┌─ GIVEN MATERIAL
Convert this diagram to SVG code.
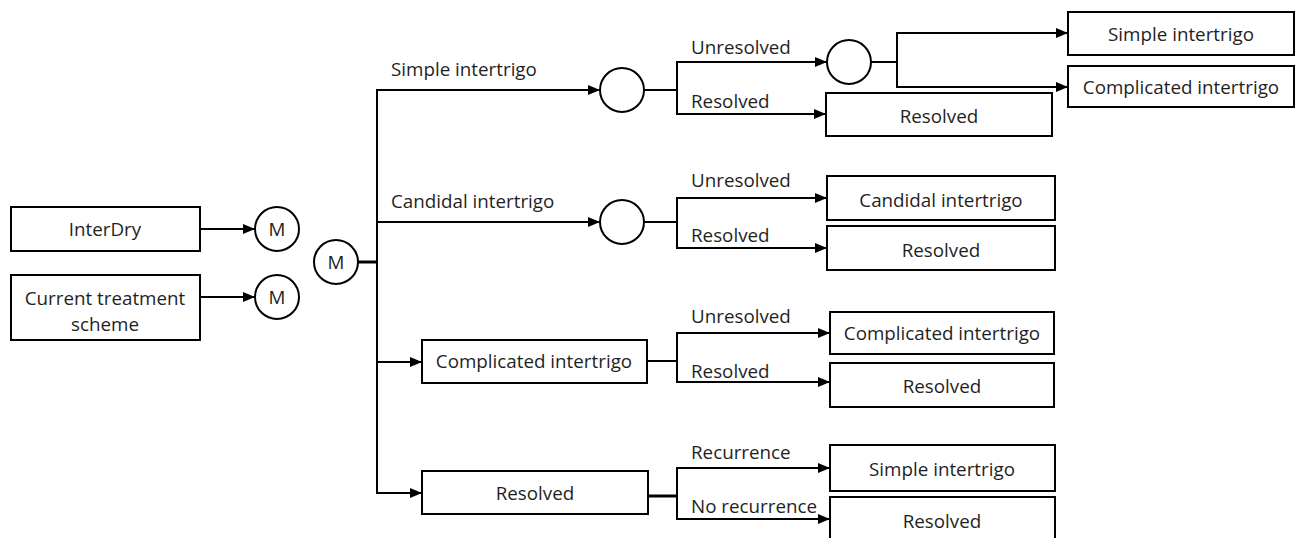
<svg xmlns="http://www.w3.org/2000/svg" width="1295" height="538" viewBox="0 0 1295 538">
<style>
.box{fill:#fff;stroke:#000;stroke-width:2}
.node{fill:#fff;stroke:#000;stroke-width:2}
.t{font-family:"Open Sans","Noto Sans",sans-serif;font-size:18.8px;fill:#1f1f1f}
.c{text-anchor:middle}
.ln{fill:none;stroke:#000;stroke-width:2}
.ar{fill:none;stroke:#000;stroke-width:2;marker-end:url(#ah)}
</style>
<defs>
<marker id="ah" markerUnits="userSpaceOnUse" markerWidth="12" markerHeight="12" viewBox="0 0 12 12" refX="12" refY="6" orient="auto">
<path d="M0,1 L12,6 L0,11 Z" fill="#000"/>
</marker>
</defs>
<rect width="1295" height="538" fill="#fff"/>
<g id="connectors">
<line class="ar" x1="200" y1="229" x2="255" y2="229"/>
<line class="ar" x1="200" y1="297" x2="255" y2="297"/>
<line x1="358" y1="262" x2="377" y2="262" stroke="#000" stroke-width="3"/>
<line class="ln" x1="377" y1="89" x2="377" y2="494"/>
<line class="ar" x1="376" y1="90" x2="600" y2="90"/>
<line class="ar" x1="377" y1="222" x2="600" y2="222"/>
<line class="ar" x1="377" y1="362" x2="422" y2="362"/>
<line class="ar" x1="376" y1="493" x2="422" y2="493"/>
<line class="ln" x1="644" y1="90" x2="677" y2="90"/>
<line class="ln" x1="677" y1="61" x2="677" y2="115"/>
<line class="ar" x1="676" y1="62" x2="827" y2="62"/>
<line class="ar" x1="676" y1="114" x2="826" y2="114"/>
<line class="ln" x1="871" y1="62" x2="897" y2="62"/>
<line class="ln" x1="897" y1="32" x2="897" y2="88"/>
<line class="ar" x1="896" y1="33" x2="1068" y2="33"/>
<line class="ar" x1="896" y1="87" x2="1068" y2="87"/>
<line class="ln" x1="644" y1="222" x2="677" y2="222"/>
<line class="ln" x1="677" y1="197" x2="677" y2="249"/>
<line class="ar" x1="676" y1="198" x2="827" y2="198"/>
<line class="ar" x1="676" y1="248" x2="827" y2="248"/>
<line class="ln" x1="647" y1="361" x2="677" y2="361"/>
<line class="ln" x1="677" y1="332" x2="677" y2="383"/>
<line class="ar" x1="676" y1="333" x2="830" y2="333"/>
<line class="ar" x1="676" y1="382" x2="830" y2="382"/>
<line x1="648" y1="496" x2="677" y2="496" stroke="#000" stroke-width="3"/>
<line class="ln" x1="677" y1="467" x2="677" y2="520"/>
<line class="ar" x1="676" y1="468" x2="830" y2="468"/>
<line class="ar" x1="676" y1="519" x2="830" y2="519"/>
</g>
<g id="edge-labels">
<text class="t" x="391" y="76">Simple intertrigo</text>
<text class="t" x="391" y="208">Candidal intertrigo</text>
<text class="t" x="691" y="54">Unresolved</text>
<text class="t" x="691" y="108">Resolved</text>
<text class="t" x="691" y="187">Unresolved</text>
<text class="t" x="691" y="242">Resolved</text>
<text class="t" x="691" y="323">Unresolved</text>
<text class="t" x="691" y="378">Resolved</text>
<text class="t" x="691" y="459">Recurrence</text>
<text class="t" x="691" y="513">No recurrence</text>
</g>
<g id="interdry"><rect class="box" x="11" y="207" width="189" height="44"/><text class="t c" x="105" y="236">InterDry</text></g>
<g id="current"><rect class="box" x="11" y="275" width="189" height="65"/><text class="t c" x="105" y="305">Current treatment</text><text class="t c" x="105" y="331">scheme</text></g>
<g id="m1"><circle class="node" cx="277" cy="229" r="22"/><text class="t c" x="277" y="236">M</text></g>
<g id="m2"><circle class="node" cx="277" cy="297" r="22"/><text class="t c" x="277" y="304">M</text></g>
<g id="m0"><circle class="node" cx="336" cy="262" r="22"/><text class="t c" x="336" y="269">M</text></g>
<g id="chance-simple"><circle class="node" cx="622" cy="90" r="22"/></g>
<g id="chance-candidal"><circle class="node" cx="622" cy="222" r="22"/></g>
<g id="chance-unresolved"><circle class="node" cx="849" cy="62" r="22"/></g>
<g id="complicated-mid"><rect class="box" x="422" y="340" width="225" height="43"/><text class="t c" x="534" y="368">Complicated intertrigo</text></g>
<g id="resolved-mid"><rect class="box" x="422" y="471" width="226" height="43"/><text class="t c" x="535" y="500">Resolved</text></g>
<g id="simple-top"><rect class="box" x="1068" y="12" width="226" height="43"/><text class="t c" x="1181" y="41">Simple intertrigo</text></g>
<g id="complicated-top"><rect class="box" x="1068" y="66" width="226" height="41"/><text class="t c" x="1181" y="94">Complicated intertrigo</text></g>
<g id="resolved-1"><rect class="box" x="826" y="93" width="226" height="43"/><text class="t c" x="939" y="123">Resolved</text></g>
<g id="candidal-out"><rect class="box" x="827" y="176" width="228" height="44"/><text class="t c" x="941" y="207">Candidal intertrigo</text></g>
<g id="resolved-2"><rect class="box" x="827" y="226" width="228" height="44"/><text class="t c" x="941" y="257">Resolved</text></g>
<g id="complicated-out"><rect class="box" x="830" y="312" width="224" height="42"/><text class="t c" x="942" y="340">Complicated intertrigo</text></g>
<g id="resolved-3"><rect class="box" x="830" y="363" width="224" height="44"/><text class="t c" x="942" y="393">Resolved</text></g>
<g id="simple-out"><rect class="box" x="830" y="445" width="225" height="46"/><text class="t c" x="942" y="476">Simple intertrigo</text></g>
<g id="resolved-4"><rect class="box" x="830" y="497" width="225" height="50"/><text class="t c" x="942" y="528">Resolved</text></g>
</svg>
└─
Reproduce the data above in full, exactly as it is, with the pictures left out.

Convert this diagram to SVG code.
<svg xmlns="http://www.w3.org/2000/svg" width="1295" height="538" viewBox="0 0 1295 538">
<style>
.box{fill:#fff;stroke:#000;stroke-width:2}
.node{fill:#fff;stroke:#000;stroke-width:2}
.t{font-family:"Open Sans","Noto Sans",sans-serif;font-size:18.8px;fill:#1f1f1f}
.c{text-anchor:middle}
.ln{fill:none;stroke:#000;stroke-width:2}
.ar{fill:none;stroke:#000;stroke-width:2;marker-end:url(#ah)}
</style>
<defs>
<marker id="ah" markerUnits="userSpaceOnUse" markerWidth="12" markerHeight="12" viewBox="0 0 12 12" refX="12" refY="6" orient="auto">
<path d="M0,1 L12,6 L0,11 Z" fill="#000"/>
</marker>
</defs>
<rect width="1295" height="538" fill="#fff"/>
<g id="connectors">
<line class="ar" x1="200" y1="229" x2="255" y2="229"/>
<line class="ar" x1="200" y1="297" x2="255" y2="297"/>
<line x1="358" y1="262" x2="377" y2="262" stroke="#000" stroke-width="3"/>
<line class="ln" x1="377" y1="89" x2="377" y2="494"/>
<line class="ar" x1="376" y1="90" x2="600" y2="90"/>
<line class="ar" x1="377" y1="222" x2="600" y2="222"/>
<line class="ar" x1="377" y1="362" x2="422" y2="362"/>
<line class="ar" x1="376" y1="493" x2="422" y2="493"/>
<line class="ln" x1="644" y1="90" x2="677" y2="90"/>
<line class="ln" x1="677" y1="61" x2="677" y2="115"/>
<line class="ar" x1="676" y1="62" x2="827" y2="62"/>
<line class="ar" x1="676" y1="114" x2="826" y2="114"/>
<line class="ln" x1="871" y1="62" x2="897" y2="62"/>
<line class="ln" x1="897" y1="32" x2="897" y2="88"/>
<line class="ar" x1="896" y1="33" x2="1068" y2="33"/>
<line class="ar" x1="896" y1="87" x2="1068" y2="87"/>
<line class="ln" x1="644" y1="222" x2="677" y2="222"/>
<line class="ln" x1="677" y1="197" x2="677" y2="249"/>
<line class="ar" x1="676" y1="198" x2="827" y2="198"/>
<line class="ar" x1="676" y1="248" x2="827" y2="248"/>
<line class="ln" x1="647" y1="361" x2="677" y2="361"/>
<line class="ln" x1="677" y1="332" x2="677" y2="383"/>
<line class="ar" x1="676" y1="333" x2="830" y2="333"/>
<line class="ar" x1="676" y1="382" x2="830" y2="382"/>
<line x1="648" y1="496" x2="677" y2="496" stroke="#000" stroke-width="3"/>
<line class="ln" x1="677" y1="467" x2="677" y2="520"/>
<line class="ar" x1="676" y1="468" x2="830" y2="468"/>
<line class="ar" x1="676" y1="519" x2="830" y2="519"/>
</g>
<g id="edge-labels">
<text class="t" x="391" y="76">Simple intertrigo</text>
<text class="t" x="391" y="208">Candidal intertrigo</text>
<text class="t" x="691" y="54">Unresolved</text>
<text class="t" x="691" y="108">Resolved</text>
<text class="t" x="691" y="187">Unresolved</text>
<text class="t" x="691" y="242">Resolved</text>
<text class="t" x="691" y="323">Unresolved</text>
<text class="t" x="691" y="378">Resolved</text>
<text class="t" x="691" y="459">Recurrence</text>
<text class="t" x="691" y="513">No recurrence</text>
</g>
<g id="interdry"><rect class="box" x="11" y="207" width="189" height="44"/><text class="t c" x="105" y="236">InterDry</text></g>
<g id="current"><rect class="box" x="11" y="275" width="189" height="65"/><text class="t c" x="105" y="305">Current treatment</text><text class="t c" x="105" y="331">scheme</text></g>
<g id="m1"><circle class="node" cx="277" cy="229" r="22"/><text class="t c" x="277" y="236">M</text></g>
<g id="m2"><circle class="node" cx="277" cy="297" r="22"/><text class="t c" x="277" y="304">M</text></g>
<g id="m0"><circle class="node" cx="336" cy="262" r="22"/><text class="t c" x="336" y="269">M</text></g>
<g id="chance-simple"><circle class="node" cx="622" cy="90" r="22"/></g>
<g id="chance-candidal"><circle class="node" cx="622" cy="222" r="22"/></g>
<g id="chance-unresolved"><circle class="node" cx="849" cy="62" r="22"/></g>
<g id="complicated-mid"><rect class="box" x="422" y="340" width="225" height="43"/><text class="t c" x="534" y="368">Complicated intertrigo</text></g>
<g id="resolved-mid"><rect class="box" x="422" y="471" width="226" height="43"/><text class="t c" x="535" y="500">Resolved</text></g>
<g id="simple-top"><rect class="box" x="1068" y="12" width="226" height="43"/><text class="t c" x="1181" y="41">Simple intertrigo</text></g>
<g id="complicated-top"><rect class="box" x="1068" y="66" width="226" height="41"/><text class="t c" x="1181" y="94">Complicated intertrigo</text></g>
<g id="resolved-1"><rect class="box" x="826" y="93" width="226" height="43"/><text class="t c" x="939" y="123">Resolved</text></g>
<g id="candidal-out"><rect class="box" x="827" y="176" width="228" height="44"/><text class="t c" x="941" y="207">Candidal intertrigo</text></g>
<g id="resolved-2"><rect class="box" x="827" y="226" width="228" height="44"/><text class="t c" x="941" y="257">Resolved</text></g>
<g id="complicated-out"><rect class="box" x="830" y="312" width="224" height="42"/><text class="t c" x="942" y="340">Complicated intertrigo</text></g>
<g id="resolved-3"><rect class="box" x="830" y="363" width="224" height="44"/><text class="t c" x="942" y="393">Resolved</text></g>
<g id="simple-out"><rect class="box" x="830" y="445" width="225" height="46"/><text class="t c" x="942" y="476">Simple intertrigo</text></g>
<g id="resolved-4"><rect class="box" x="830" y="497" width="225" height="50"/><text class="t c" x="942" y="528">Resolved</text></g>
</svg>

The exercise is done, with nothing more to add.